Kayıpların bulunması ve faillerin yargılanması talebiyle 27 Mayıs 1995 tarihinde başlayan mücadelenin üzerinden 28 yıl geçtiğinin belirtildiği açıklamada, “Aradan geçen 28 yıla rağmen ne yazık ki ülkeyi yöneten siyasi iktidarların insanlığa karşı suç olarak kabul edilen ‘Gözaltında Zorla Kaybetme’ olaylarının aydınlatılmasına dönük olumlu bir adım atmadıklarına, kayıp yakınları ile Cumartesi İnsanları’nın bu zorlu ve uzun soluklu mücadelelerine kulaklarını tıkadıklarına tanıklık ettik” diye kaydedildi.

 Açıklamada şu ifadelere de yer verildi: “Diyarbakır’da 31 Ocak 2009 tarihinden bu yana tüm baskı ve engellemelere karşı adalet arayışından bir adım dahi geri atmayan kayıp yakınları ve biz hak savunucuları, hiç şüphesiz ki mücadelemizi her koşulda sürdürmeye devam edeceğiz. Bu vesileyle sivil toplum örgütlerini, insan hakları savunucularını ve vicdan sahibi herkesi kayıp yakınlarının mücadelesine ortak olmaya ve her Cumartesi günü saat 12.00’de Koşuyolu Parkı Yaşam Hakkı Anıtı önünde, ‘Kayıplar Bulunsun Failler Yargılansın’ şiarıyla gerçekleştirdiğimiz eyleme katılarak dayanışma içinde olmaya davet ediyoruz.”

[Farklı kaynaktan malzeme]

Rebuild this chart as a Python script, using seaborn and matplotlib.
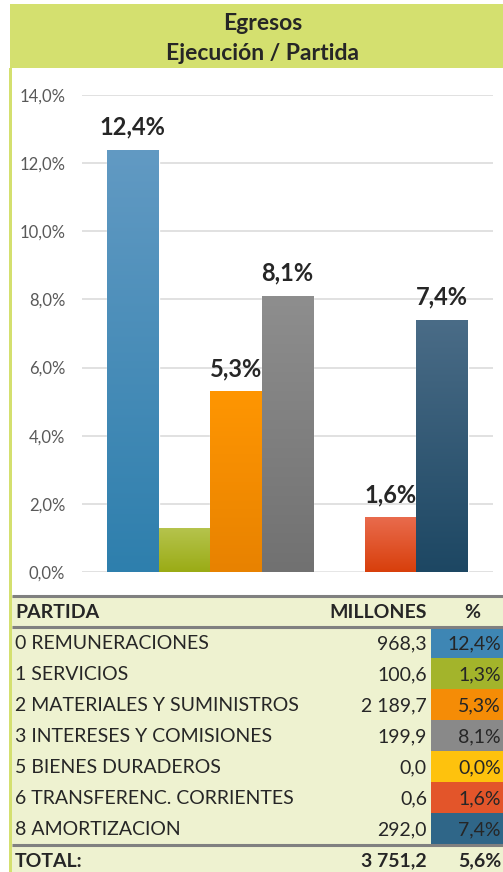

Açıklamada, yapılması gerekenler şöyle sıralandı:
“*Cezasızlık ve adaletsizlik üreten mevcut idari ve adli sistem, evrensel hukuk ilkelerine uygun bir şekilde bir an önce değiştirilmelidir.

*Her şeyden önce, zorla kaybettirilenlerin akıbetlerinin ortaya çıkarılmasını ve faili meçhul cinayetler sonucu katledilenlerin faillerinin tespiti için devletin ilgili tüm arşivleri açılmalıdır.
 
*Bu topraklarda benzeri acıların bir daha yaşanmaması, hakikatlerin ortaya çıkarılması ve toplumsal barışın tesisi için ‘Geçmişle Yüzleşme ve Hakikatleri Araştırma Komisyonu’nun kurulmasını talep ediyoruz.
 
*Gözaltında kaybetme suçunu gündemde tutmak, özel bir ilgiyle takip etmek, bu suçu işleyenlerin, suça azmettirenlerin hukuka uygun şekilde yargılanmalarını talep etmek insanlık görevidir.
 
*Bu topraklarda yaşanan gözaltında kaybettirmeler için devleti, uluslararası taahhütlerine uyarak hesap verme sorumluluğunu yerine getirmeye,
 
*Hükümeti derhal BM Bütün Kişilerin Zorla Kaybedilmeden Korunmasına Dair Uluslararası Sözleşmeyi imzalamaya çağırıyoruz.
 
*Gözaltında kaybetmeyi muhaliflere karşı bir yok etme yöntemi olarak kullanan devletleri, bu suçu işlemekten vazgeçmeye çağırıyoruz.”